COLUMBIA, SC — A Dreher High School English honors teacher has been charged with sexual battery, after she allegedly had sex with a student in his home.
Kinsley Wentzky, 34, of Forest Acres, was arrested Friday on a charge of sexual battery with a student 16 or 17 years of age with no aggravated force or coercion, the Columbia Police Department reported in a news release. She was released on a $5,000 personal recognizance bond. She faces a maximum of five years in prison.
The sexual battery charge specifically addresses relationships between students and teachers, but it does not mean physical violence was involved.
Wentzky has admitted to having sex with the student in a statement to Forest Acres Police, according to the Columbia arrest warrant. The student also has given a sworn statement detailing the intimate interaction, the warrant said.
Wentzky also is under investigation by the Forest Acres department, said Lt. Bryant Hinson, a department spokesman, declining to offer details of the investigation.
Interim Columbia police chief Ruben Santiago said Wentzky allegedly had sex with the student in his Sherwood Forest neighborhood home in Columbia on multiple occasions. The alleged relationship lasted for several months, but police are still investigating exactly how long it had been going on, Santiago said.
Richland 1 learned of the alleged relationship Dec. 27, when the students parents called Dreher High School principal Jeanne Stiglbauer, district spokeswoman Karen York said. The principal called the Richland 1 superintendent, who called law enforcement.
Columbia police got involved when Forest Acres called about the findings in their investigation, Santiago said. Columbia police are continuing to investigate the allegations, he said.
Wentzky was placed on administrative leave with pay Wednesday, York said. That same day, the school district notified the S.C. Department of Education of the allegations. She will remain on leave pending an investigation by the district, York said.
Wentzky teaches honors English at Dreher, where she has been on the faculty for seven years, according to a page on the schools web site, which was removed shortly after the charges became public. She has been an educator for 10 years. She is married to Charlie Wentzky, the A.C. Flora High School athletic director, and they have two young children, the schools web site page said.
Wentzky graduated magna cum laude with a bachelors in English in 2000 from Clemson University, said John Gouch, a university spokesman.
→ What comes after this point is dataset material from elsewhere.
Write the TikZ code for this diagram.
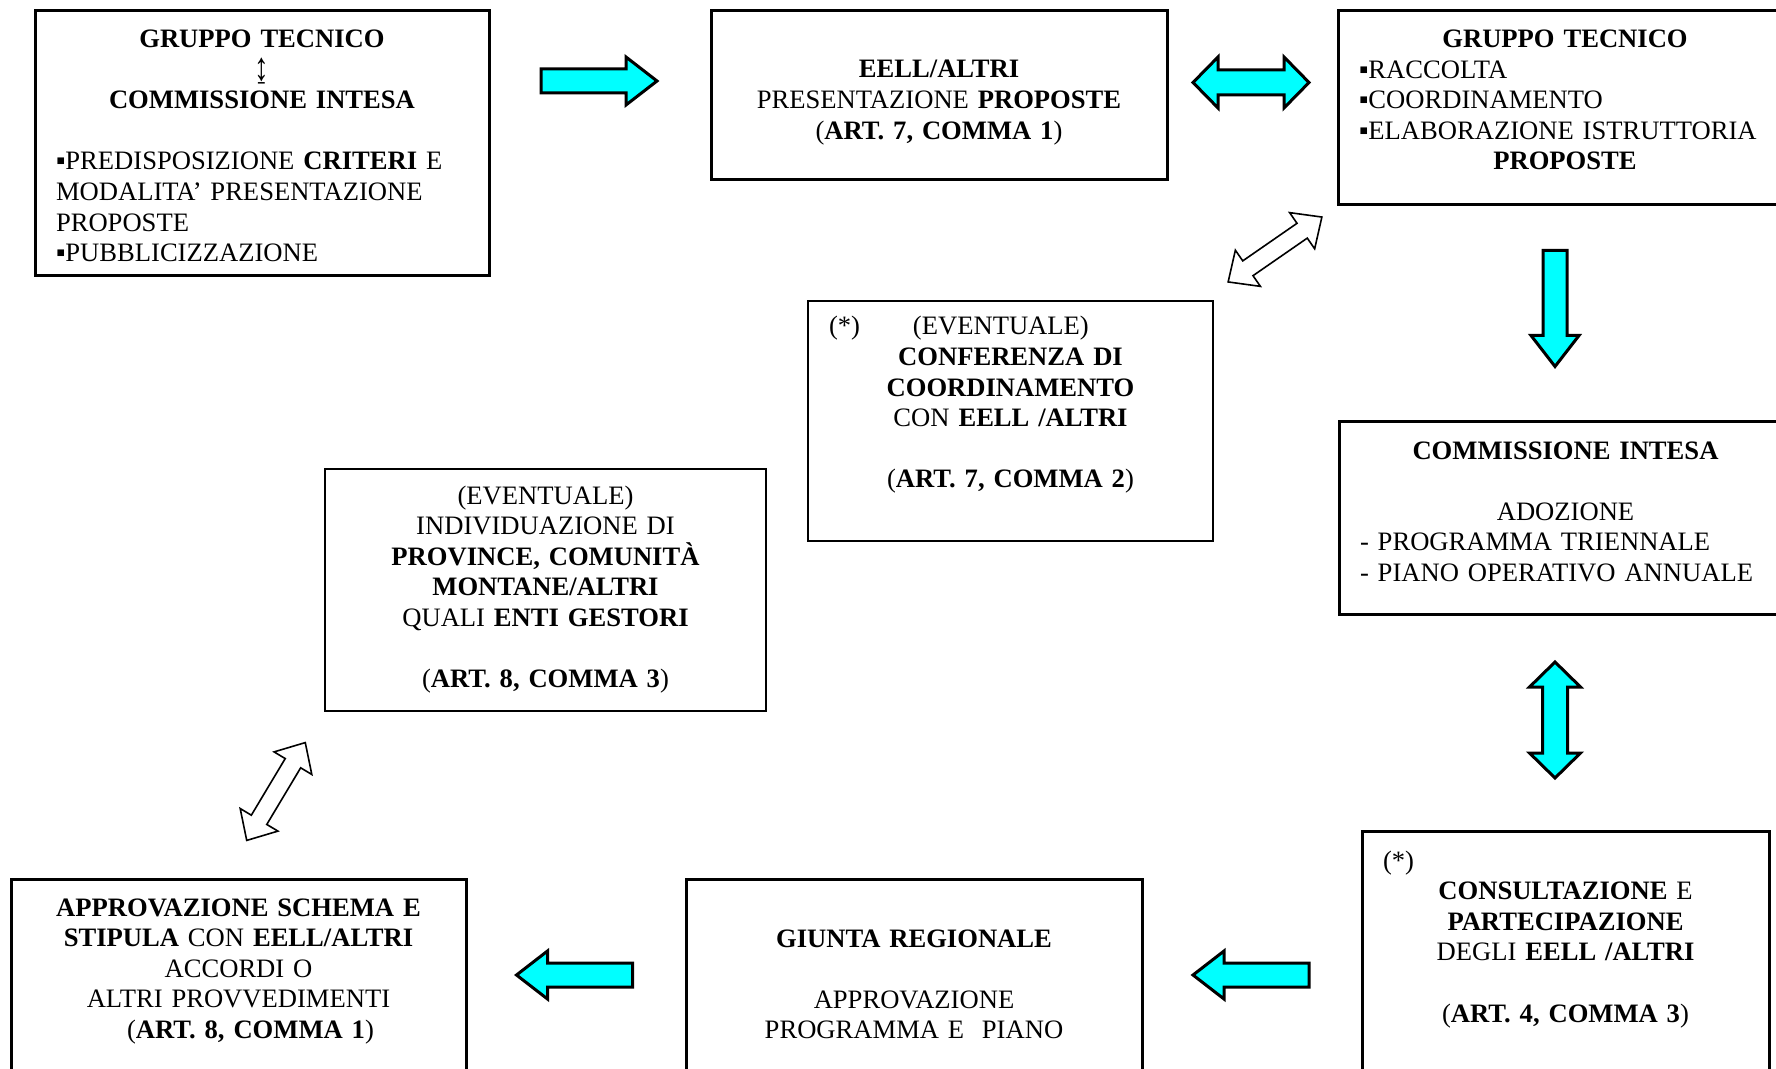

At Clemson, Wentzky was in Alpha Delta Pi sorority and danced with the Rally Cats, a team that performs at football and basketball games, according to her MySpace page.
Wentzky also received a masters degree in speech language pathology from USC, according to Drehers web site. She graduated from Westside High School in Anderson.
Word of the relationship and the pending arrest began circulating Thursday among the Dreher school community. Students started posting comments on social media web sites, with several celebrating the victims relationship with the teacher.
But sexual abuse experts warn that the relationship is not something to be celebrated or praised.
A sexual relationship between a teacher and a student no matter their genders is abuse, said Pamela Jacobs, executive director of the S.C. Coalition Against Domestic Violence and Sexual Assault.
Children are inexperienced and easily can be manipulated by people in authority, Jacobs said.
As a teacher, you are in a position of authority, Jacobs said. Theres no way it was an equal relationship.
South Carolina law specifically addresses relationships between teachers and students.
In South Carolina, the age of consent is 16. But the sexual battery with a student charge covers sexual relationships with students who are 16 and 17. Battery is a legal term that essentially deals with a persons right to have their bodies left alone by others.
Those who cheer on a young man having sex with a teacher are misguided, Jacobs said. Sexual abuse from a trusted person can be every bit as traumatic as an attack committed by a stranger, Jacobs said.
No one knows what the ramifications will be for the Dreher student but those types of relationships often are damaging, Jacobs said.
They have to figure out what it means to be treated with respect by a person with authority, she said.